The book is broken up by interludes focusing on the various alien races battling for control of the planet: the humourless but honourable Thennanin, the avian Gubru, the rapacious Tandu, the cruel Soro, the weird Jophur (a race of hostile stacked donuts!) and so on. Brin doesn't have much time to do more than characterise these races in the quickest of strokes and they lack real depth, something I suspect Brin realised as subsequent books flesh out various of these races in more detail (the Gubru and Thennanin in The Uplift War, the Jophur in Infinity's Shore and so on). However, they are in the book primarily to provide an impetus for the Streaker to get away, and the regular switches away to their POVs keep us updated on the course of the battle and how much time the Earthlings have before one of the alien races triumphs and is able to pursue the Streaker. It's an effective way of building tension, especially as the novel moves into is climactic stages and the author puts his foot down in the run-up to the finale.

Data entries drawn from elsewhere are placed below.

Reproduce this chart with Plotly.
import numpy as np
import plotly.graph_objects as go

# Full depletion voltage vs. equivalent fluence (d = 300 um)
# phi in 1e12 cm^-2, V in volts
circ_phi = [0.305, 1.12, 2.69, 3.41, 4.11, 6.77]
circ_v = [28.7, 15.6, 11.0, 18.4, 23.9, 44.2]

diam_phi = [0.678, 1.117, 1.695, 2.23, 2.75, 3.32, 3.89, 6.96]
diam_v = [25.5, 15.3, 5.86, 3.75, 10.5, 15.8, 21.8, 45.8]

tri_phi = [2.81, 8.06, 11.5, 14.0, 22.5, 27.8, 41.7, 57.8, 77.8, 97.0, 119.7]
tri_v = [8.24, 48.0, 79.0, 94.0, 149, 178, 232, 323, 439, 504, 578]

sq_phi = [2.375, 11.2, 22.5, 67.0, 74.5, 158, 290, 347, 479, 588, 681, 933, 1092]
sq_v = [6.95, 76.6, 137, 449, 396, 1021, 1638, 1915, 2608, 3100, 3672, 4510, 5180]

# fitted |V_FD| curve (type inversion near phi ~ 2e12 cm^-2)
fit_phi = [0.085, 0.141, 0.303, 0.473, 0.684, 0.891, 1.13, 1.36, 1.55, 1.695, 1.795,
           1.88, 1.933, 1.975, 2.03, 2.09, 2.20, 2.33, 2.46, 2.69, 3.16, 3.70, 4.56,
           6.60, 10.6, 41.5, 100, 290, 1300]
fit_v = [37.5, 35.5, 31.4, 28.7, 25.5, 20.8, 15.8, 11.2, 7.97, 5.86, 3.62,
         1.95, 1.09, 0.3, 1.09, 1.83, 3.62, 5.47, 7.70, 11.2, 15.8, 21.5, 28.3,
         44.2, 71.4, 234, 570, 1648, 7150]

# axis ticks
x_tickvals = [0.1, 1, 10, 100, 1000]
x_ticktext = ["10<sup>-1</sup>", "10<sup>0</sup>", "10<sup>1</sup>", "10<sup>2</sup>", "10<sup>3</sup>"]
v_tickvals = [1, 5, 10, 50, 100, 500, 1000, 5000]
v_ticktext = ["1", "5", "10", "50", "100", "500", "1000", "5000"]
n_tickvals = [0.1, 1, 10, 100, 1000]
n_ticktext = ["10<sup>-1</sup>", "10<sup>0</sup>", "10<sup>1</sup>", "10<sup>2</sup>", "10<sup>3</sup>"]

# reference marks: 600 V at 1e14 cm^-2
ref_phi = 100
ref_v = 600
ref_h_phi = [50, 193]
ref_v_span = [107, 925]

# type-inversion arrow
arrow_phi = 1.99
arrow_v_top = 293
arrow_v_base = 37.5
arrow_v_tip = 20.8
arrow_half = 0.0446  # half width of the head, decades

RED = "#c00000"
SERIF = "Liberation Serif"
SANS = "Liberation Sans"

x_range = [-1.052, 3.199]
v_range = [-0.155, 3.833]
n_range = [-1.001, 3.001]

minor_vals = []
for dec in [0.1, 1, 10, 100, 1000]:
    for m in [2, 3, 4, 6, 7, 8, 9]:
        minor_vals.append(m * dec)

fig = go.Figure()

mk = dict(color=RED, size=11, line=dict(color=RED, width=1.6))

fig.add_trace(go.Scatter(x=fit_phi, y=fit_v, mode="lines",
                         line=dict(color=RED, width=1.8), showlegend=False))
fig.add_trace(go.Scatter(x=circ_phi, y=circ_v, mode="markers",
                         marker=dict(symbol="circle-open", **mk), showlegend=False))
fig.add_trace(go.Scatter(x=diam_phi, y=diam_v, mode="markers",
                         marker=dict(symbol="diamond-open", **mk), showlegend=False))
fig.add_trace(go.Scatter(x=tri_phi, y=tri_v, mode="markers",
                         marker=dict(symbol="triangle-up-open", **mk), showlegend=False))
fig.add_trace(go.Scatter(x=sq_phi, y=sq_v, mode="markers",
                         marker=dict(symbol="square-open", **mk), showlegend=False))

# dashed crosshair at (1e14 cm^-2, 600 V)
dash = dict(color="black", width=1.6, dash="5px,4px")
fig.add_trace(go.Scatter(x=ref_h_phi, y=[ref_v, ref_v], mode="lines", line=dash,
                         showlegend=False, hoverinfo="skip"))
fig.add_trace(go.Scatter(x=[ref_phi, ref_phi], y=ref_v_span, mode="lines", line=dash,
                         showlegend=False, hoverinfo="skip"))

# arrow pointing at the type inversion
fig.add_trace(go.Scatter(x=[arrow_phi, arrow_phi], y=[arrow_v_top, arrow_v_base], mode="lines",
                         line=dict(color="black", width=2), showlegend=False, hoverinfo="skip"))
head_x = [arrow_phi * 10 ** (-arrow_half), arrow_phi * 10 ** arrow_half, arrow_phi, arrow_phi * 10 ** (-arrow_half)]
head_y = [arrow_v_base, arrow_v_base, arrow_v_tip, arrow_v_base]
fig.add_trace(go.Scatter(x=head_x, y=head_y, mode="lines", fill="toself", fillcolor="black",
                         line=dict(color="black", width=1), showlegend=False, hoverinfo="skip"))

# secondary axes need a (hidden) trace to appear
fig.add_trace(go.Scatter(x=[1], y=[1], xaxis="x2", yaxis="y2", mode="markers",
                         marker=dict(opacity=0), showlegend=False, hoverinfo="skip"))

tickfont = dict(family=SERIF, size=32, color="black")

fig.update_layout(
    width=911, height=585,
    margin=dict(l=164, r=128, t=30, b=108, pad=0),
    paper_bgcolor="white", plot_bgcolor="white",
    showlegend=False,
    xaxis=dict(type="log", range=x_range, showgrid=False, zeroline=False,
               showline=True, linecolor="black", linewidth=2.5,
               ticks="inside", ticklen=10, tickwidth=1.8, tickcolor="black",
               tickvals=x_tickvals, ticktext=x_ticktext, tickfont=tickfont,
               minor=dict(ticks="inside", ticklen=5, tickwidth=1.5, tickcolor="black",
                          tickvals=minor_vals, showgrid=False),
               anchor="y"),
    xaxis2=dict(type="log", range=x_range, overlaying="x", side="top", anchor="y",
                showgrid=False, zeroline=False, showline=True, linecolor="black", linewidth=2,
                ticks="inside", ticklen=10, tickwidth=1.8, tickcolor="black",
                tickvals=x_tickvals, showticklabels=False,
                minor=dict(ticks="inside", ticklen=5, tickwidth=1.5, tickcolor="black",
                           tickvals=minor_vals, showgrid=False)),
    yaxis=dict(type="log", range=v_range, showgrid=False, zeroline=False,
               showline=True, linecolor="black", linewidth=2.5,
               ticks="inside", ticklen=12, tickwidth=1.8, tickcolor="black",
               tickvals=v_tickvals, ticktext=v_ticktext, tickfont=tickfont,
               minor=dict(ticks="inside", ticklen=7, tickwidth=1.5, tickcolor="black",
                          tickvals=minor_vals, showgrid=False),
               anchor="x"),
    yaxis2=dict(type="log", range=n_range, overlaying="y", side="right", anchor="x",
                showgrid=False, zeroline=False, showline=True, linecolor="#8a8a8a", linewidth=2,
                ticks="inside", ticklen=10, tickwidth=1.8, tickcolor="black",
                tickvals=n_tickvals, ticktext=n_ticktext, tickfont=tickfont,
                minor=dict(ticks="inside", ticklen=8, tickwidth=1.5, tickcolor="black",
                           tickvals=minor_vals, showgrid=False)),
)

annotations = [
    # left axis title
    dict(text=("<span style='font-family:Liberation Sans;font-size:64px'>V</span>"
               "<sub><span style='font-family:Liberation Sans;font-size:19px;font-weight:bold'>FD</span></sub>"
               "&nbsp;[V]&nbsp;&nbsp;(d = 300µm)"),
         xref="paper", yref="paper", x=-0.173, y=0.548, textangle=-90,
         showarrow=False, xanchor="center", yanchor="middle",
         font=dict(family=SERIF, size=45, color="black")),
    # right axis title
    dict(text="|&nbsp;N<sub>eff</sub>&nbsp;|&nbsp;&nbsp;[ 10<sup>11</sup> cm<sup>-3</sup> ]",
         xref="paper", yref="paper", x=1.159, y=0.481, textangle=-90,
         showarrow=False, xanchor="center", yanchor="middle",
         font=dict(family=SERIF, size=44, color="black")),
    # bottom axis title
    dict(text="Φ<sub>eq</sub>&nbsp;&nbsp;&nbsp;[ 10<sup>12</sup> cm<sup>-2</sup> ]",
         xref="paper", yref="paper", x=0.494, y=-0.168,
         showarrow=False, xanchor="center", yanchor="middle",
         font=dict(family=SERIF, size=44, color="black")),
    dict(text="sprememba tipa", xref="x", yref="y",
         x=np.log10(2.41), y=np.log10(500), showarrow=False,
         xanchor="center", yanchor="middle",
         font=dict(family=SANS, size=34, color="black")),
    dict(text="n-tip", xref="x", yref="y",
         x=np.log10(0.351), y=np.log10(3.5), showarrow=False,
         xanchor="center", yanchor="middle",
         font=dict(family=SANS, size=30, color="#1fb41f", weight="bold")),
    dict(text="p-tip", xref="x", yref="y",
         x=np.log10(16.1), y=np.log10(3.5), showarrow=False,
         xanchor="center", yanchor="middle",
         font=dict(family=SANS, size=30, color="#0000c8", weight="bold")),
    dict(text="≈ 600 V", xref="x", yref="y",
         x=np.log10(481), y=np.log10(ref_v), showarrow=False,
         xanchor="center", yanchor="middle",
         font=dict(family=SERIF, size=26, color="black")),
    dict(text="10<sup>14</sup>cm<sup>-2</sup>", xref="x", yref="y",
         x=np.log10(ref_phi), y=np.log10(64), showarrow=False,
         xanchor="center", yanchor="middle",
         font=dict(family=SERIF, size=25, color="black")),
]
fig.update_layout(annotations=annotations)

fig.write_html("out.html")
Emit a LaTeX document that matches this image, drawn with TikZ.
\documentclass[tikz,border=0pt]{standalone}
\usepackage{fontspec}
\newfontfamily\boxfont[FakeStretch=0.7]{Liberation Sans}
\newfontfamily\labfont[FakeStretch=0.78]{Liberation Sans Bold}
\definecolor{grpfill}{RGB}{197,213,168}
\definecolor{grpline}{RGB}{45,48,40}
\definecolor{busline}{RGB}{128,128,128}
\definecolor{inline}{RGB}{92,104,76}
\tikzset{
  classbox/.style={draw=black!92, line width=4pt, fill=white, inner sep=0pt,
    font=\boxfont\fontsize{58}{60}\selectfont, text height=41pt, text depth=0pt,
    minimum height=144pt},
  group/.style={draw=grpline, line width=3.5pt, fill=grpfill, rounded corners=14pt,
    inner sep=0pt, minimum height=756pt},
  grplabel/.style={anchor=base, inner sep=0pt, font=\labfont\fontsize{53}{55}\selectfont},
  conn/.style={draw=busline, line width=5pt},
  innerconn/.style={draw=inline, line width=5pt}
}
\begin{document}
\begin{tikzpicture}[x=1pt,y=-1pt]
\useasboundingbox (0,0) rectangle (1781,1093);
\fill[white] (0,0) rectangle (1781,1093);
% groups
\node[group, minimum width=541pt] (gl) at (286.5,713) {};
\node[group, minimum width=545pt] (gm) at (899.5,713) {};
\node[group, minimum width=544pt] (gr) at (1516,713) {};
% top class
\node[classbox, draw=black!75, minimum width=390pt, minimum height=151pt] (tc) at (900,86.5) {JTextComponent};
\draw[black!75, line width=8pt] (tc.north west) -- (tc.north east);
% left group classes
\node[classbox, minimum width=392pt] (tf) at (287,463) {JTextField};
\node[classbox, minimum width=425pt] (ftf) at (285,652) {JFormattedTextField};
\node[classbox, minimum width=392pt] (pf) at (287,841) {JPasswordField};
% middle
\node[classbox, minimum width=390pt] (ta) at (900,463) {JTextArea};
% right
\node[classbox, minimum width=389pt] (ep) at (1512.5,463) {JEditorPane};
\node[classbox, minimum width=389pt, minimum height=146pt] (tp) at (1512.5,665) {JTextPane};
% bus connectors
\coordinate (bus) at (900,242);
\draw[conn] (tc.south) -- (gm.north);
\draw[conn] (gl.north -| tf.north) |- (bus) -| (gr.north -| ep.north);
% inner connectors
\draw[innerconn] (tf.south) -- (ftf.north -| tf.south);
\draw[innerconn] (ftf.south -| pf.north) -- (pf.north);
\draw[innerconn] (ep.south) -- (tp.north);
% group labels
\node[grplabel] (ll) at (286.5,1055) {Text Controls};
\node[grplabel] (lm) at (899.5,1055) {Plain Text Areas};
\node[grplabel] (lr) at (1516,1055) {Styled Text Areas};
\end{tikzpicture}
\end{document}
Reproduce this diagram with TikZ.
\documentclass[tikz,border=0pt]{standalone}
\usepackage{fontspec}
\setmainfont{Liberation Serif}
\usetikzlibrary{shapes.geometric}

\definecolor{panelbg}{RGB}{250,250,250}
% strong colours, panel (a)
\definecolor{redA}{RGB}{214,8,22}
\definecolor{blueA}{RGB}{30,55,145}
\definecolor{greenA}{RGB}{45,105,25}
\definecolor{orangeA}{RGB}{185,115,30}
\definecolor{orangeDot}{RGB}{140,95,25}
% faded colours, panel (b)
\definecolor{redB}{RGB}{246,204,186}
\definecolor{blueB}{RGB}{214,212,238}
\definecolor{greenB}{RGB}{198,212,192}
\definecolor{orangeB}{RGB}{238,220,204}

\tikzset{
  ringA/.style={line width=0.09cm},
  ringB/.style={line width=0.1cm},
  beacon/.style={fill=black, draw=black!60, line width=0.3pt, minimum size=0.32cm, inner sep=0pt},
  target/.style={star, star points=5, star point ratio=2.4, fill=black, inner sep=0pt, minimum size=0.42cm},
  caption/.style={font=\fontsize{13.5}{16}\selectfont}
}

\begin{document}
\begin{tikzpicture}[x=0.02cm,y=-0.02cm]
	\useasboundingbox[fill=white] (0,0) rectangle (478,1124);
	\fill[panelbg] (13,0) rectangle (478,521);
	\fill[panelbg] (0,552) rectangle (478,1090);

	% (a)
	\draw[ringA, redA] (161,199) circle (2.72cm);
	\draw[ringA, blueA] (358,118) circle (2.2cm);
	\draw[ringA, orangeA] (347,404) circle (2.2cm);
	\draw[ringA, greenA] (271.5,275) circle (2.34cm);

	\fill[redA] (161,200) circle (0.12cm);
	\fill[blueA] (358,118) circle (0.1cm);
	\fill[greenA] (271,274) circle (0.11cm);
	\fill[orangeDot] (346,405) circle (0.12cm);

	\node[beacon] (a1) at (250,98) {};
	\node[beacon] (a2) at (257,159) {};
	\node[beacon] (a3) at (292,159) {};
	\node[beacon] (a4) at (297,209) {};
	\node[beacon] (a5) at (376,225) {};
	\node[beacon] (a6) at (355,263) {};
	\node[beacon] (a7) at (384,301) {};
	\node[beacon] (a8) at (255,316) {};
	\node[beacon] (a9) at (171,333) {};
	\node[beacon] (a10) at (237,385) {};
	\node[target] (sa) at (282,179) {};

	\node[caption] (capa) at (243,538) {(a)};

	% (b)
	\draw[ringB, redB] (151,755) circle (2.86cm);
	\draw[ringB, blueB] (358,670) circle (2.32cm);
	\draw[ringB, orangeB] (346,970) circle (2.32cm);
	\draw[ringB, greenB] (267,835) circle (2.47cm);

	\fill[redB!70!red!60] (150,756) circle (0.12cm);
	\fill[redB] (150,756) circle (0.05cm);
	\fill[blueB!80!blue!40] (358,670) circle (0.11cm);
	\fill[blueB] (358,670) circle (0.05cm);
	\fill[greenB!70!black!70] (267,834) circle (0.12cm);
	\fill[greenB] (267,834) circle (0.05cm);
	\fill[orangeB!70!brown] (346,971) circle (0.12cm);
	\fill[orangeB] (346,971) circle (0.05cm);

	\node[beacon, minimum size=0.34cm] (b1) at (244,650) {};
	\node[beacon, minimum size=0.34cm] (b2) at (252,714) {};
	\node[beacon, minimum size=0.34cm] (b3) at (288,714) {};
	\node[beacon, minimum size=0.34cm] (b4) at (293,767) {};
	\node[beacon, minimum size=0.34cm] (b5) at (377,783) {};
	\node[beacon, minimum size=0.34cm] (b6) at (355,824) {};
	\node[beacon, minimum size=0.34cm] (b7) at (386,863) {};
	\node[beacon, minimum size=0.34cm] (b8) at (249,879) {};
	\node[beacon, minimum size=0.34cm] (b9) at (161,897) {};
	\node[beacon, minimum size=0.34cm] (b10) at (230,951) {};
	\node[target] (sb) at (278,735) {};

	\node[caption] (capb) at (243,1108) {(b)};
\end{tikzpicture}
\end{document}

Essentially, Startide Rising is a big, brash, colourful and fun space opera. He addresses some interesting and real scientific issues and concerns (the need for the Galactics to be ecologically aware to avoid 'burning out' their galaxies of habitable planets in just a few tens of millennia is touched on, though lightly enough not to get preachy), but his main objective is to entertain, and he does that in spades. The structure of the series means that a number of storylines are left hanging at the end of Startide Rising which aren't revisited until the fifth book, which isn't a problem now but was a bit more unusual at the time (especially as the fifth book wasn't published until fifteen years after the second), but these hanging elements are more, "What adventures will they have next?" rather than cliffhangers. The book does a good job of standing alone, whilst the subsequent book, The Uplift War, shows the fall-out of events in this novel on Earth and her colonies, but also works more or less as a stand-alone.
Startide Rising (****½) is a tremendously readable, entertaining and smart novel that takes a wild premise and runs with it.